Le Conseil d'analyse économique recommande d'imposer plus lourdement les placements immobiliers et de limiter les avantages fiscaux de l'assurance-vie à la seule épargne retraite, afin d'orienter le bas de laine des Français vers l'économie productive, dans une note rendue publique mercredi.

« La structure actuelle de la fiscalité dérogatoire sur les revenus du capital semble surtout orienter l'épargne des Français vers l'immobilier et les placements peu risqués de l'assurance-vie et non vers le financement à long terme des entreprises », déplore le CAE. Au 1er décembre 2012, sur les 1.562 milliards d'euros gérés par l'assurance-vie (53,4% des actifs financiers des ménages), seulement 20,5% étaient investis en actions, contre 67% en obligations ou en actifs liquides, précise le Conseil d'analyse économique, une entité composée d'économistes universitaires et de chercheurs reconnus, p lacée auprès du Premier ministre avec pour mission d'éclairer les choix du gouvernement en matière économique.

Des mesures à mettre en place à « court terme »

Sa première recommandation consiste donc à « limiter les avantages fiscaux des assurances-vie à des sorties en rente, garantissant qu'il s'agit bien d'une épargne retraite » laquelle selon lui – parce qu'elle « vise essentiellement à différer des revenus du travail sur une longue période – peut justifier une exonération fiscale ».

Il préconise également d'« augmenter la fiscalité sur l'immobilier et de taxer les loyers implicites nets », c'est-à-dire les loyers que paieraient les propriétaires occupant leur logement s'ils étaient locataires ou qu'ils percevraient s'ils louaient leur bien à une tierce personne. « A défaut, actualiser les valeurs locatives pour remettre la taxe foncière en ligne avec la valeur effective des propriétés », recommandent les auteurs de la note.

Le Conseil d'analyse économique appelle à une mise en pratique « dans le court terme » de ces préconisations sans exclure « une réforme fiscale globale plus substantielle ».
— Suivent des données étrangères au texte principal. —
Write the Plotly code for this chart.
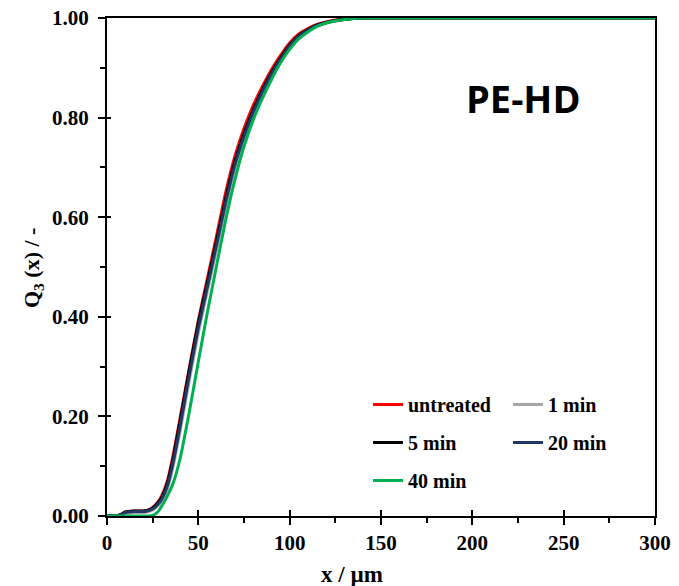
import plotly.graph_objects as go

x_um = [0, 5, 8, 10, 15, 20, 22, 25, 28, 30, 33, 36, 40, 45, 50, 55, 60, 65, 70, 75,
        80, 85, 90, 95, 100, 105, 110, 115, 120, 125, 130, 135, 140, 150, 200, 250, 300]

q_untreated = [0, 0, 0.004, 0.008, 0.010, 0.010, 0.011, 0.017, 0.029, 0.041, 0.070, 0.118,
               0.196, 0.296, 0.392, 0.478, 0.563, 0.650, 0.722, 0.778, 0.824, 0.862, 0.896,
               0.925, 0.950, 0.968, 0.979, 0.987, 0.992, 0.996, 0.998, 0.999, 1.0, 1.0, 1.0, 1.0, 1.0]
q_1min = [0, 0, 0.002, 0.005, 0.007, 0.007, 0.008, 0.012, 0.021, 0.030, 0.054, 0.096,
          0.170, 0.271, 0.368, 0.452, 0.536, 0.622, 0.698, 0.757, 0.806, 0.848, 0.884,
          0.915, 0.942, 0.962, 0.975, 0.984, 0.990, 0.994, 0.997, 0.999, 1.0, 1.0, 1.0, 1.0, 1.0]
q_5min = [0, 0, 0.004, 0.008, 0.010, 0.010, 0.011, 0.016, 0.027, 0.038, 0.066, 0.112,
          0.190, 0.292, 0.388, 0.470, 0.553, 0.638, 0.712, 0.768, 0.815, 0.855, 0.890,
          0.920, 0.946, 0.965, 0.977, 0.986, 0.991, 0.995, 0.998, 0.999, 1.0, 1.0, 1.0, 1.0, 1.0]
q_20min = [0, 0, 0.003, 0.007, 0.009, 0.009, 0.010, 0.014, 0.024, 0.034, 0.060, 0.104,
           0.180, 0.282, 0.378, 0.461, 0.545, 0.630, 0.705, 0.762, 0.810, 0.851, 0.887,
           0.917, 0.944, 0.963, 0.976, 0.985, 0.991, 0.995, 0.997, 0.999, 1.0, 1.0, 1.0, 1.0, 1.0]
q_40min = [0, 0, 0, 0, 0, 0, 0, 0.001, 0.009, 0.020, 0.040, 0.064,
           0.115, 0.208, 0.310, 0.410, 0.503, 0.595, 0.675, 0.742, 0.795, 0.838, 0.876,
           0.910, 0.937, 0.958, 0.972, 0.983, 0.990, 0.994, 0.997, 0.999, 1.0, 1.0, 1.0, 1.0, 1.0]

series_names = ["untreated", "1 min", "5 min", "20 min", "40 min"]
series_values = [q_untreated, q_1min, q_5min, q_20min, q_40min]
series_colors = ["#FF0000", "#A6A6A6", "#000000", "#1F3864", "#00B050"]
series_legend = ["legend", "legend2", "legend", "legend2", "legend"]

x_ticks = [0, 50, 100, 150, 200, 250, 300]
y_ticks = [0.0, 0.2, 0.4, 0.6, 0.8, 1.0]

SERIF = "Liberation Serif"

W, H = 679, 586
ML, MR, MT, MB = 107, 24, 18, 70
PW, PH = W - ML - MR, H - MT - MB


def px_x(p):
    return (p - ML) / PW


def px_y(p):
    return (H - MB - p) / PH


fig = go.Figure()
for name, vals, col, leg in zip(series_names, series_values, series_colors, series_legend):
    fig.add_trace(go.Scatter(
        x=x_um, y=vals, mode="lines", name=name,
        line=dict(color=col, width=3, shape="spline", smoothing=0.5),
        legend=leg, legendgroup=name,
    ))

fig.add_trace(go.Scatter(x=[None], y=[None], xaxis="x2", yaxis="y2", showlegend=False,
                         hoverinfo="skip"))

tickfont = dict(family=SERIF, size=21, color="black", weight="bold")
legfont = dict(family=SERIF, size=20, color="black", weight="bold")
titlefont = dict(family=SERIF, size=23, color="black", weight="bold")

fig.update_layout(
    width=W, height=H,
    margin=dict(l=ML, r=MR, t=MT, b=MB, autoexpand=False),
    paper_bgcolor="white", plot_bgcolor="white",
    xaxis=dict(range=[0, 300], tickvals=x_ticks, ticktext=[str(v) for v in x_ticks],
               showline=True, linecolor="black", linewidth=2, mirror=True,
               ticks="outside", ticklen=7, tickwidth=2, tickcolor="black",
               minor=dict(tickvals=[25, 75, 125, 175, 225, 275], ticks="outside",
                          ticklen=5, tickwidth=2, tickcolor="black"),
               showgrid=False, zeroline=False, tickfont=tickfont, automargin=False,
               ticklabeloverflow="allow"),
    yaxis=dict(range=[0, 1], tickvals=y_ticks, ticktext=[f"{v:.2f}" for v in y_ticks],
               showline=True, linecolor="black", linewidth=2, mirror=True,
               ticks="outside", ticklen=7, tickwidth=2, tickcolor="black",
               minor=dict(tickvals=[0.1, 0.3, 0.5, 0.7, 0.9], ticks="outside",
                          ticklen=5, tickwidth=2, tickcolor="black"),
               showgrid=False, zeroline=False, tickfont=tickfont, automargin=False,
               ticklabeloverflow="allow", ticklabelstandoff=5),
    xaxis2=dict(range=[0, 300], overlaying="x", anchor="y2", tickvals=x_ticks,
                ticks="inside", ticklen=6, tickwidth=2, tickcolor="black",
                showticklabels=False, showgrid=False, zeroline=False, showline=False),
    yaxis2=dict(range=[0, 1], overlaying="y", anchor="x2", tickvals=y_ticks,
                ticks="inside", ticklen=4, tickwidth=2, tickcolor="black",
                showticklabels=False, showgrid=False, zeroline=False, showline=False),
    legend=dict(x=px_x(368), y=px_y(385), xanchor="left", yanchor="top",
                bgcolor="rgba(0,0,0,0)", font=legfont, tracegroupgap=9,
                orientation="v"),
    legend2=dict(x=px_x(508), y=px_y(385), xanchor="left", yanchor="top",
                 bgcolor="rgba(0,0,0,0)", font=legfont, tracegroupgap=9,
                 orientation="v"),
    annotations=[
        dict(text="PE-HD", x=px_x(523), y=px_y(98), xanchor="center", yanchor="middle",
             xref="paper", yref="paper", showarrow=False,
             font=dict(family="Open Sans", size=38, color="black", weight="bold")),
        dict(text="x / µm", x=px_x(352), y=px_y(574), xanchor="center", yanchor="middle",
             xref="paper", yref="paper", showarrow=False, font=titlefont),
        dict(text="Q<sub>3</sub> (x) / -", x=px_x(33), y=px_y(268), xanchor="center",
             yanchor="middle", textangle=-90,
             xref="paper", yref="paper", showarrow=False,
             font=dict(family=SERIF, size=22, color="black", weight="bold")),
    ],
    showlegend=True,
)

fig.write_html("out.html", config={"displayModeBar": False},
               post_script="document.body.style.margin='0';document.body.style.overflow='hidden';")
Favoriser les investissements innovants

« La fiscalité des revenus du capital est un enjeu majeur de politique économique, en particulier sur le long terme. La taxation des revenus du capital joue en effet un rôle clé dans la dynamique des inégalités de revenus, mais aussi pour l'accumulation de capital productif, et donc pour la croissance de long terme », explique le CAE.
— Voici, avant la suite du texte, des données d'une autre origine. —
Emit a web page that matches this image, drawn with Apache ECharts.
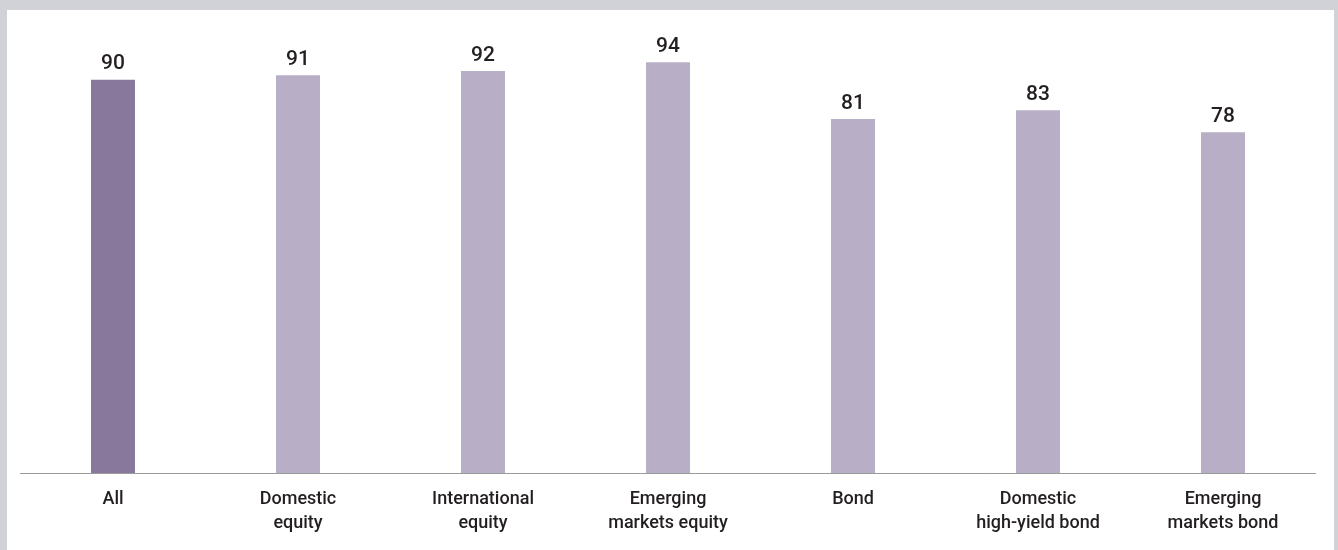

« Il est (...) surprenant que la France offre une fiscalité plus douce à la rente foncière qu'aux investissements dans des activités productives et innovantes", lancent les économistes auteurs de cette note . « Quant à l'objectif paternaliste d'une société de propriétaires, il est discutable », estiment-ils, notamment « parce qu'il réduit la mobilité du travail ».

Imposer les plus-values réelles

Ils estiment aussi nécessaire d'imposer les plus-values réelles (et non nominales) en les annualisant avant de les intégrer au barème de l'impôt sur le revenu.

Ils recommandent de « publier de façon systématique les données statistiques sur les sorties et entrées de résidents fiscaux afin de pouvoir évaluer l'ampleur de l'exil fiscal et ses conséquences réelles sur les finances publiques », estimant par ailleurs qu'« abaisser le taux d'imposition sur les sociétés d'un point de pourcentage permettrait d'attirer environ 3% d'investissements directs étrangers supplémentaires ».

La France se caractérise, en Europe, par un taux de prélèvements obligatoires élevé, alimenté notamment par les prélèvements sur le capital qui, rapportés au PIB, sont supérieurs à ceux qui prévalent dans tous les pays sauf le Luxembourg et la Norvège, note le conseil.

Elle devrait par ailleurs homogénéiser son système pour le rendre plus prévisible et stable, selon le CAE. « Dans un système avec des taux multiples et un éventail de niches fiscales, les changements de fiscalité sont difficiles à comprendre et peu visibles, ce qui crée de l'incertitude pour les investisseurs. La transparence d'un taux unique implique que toute modification fiscale devient très visible. Les gouvernements sont alors plus hésitants à toucher fréquemment les taux et les assiettes », estime le Conseil d'analyse économique.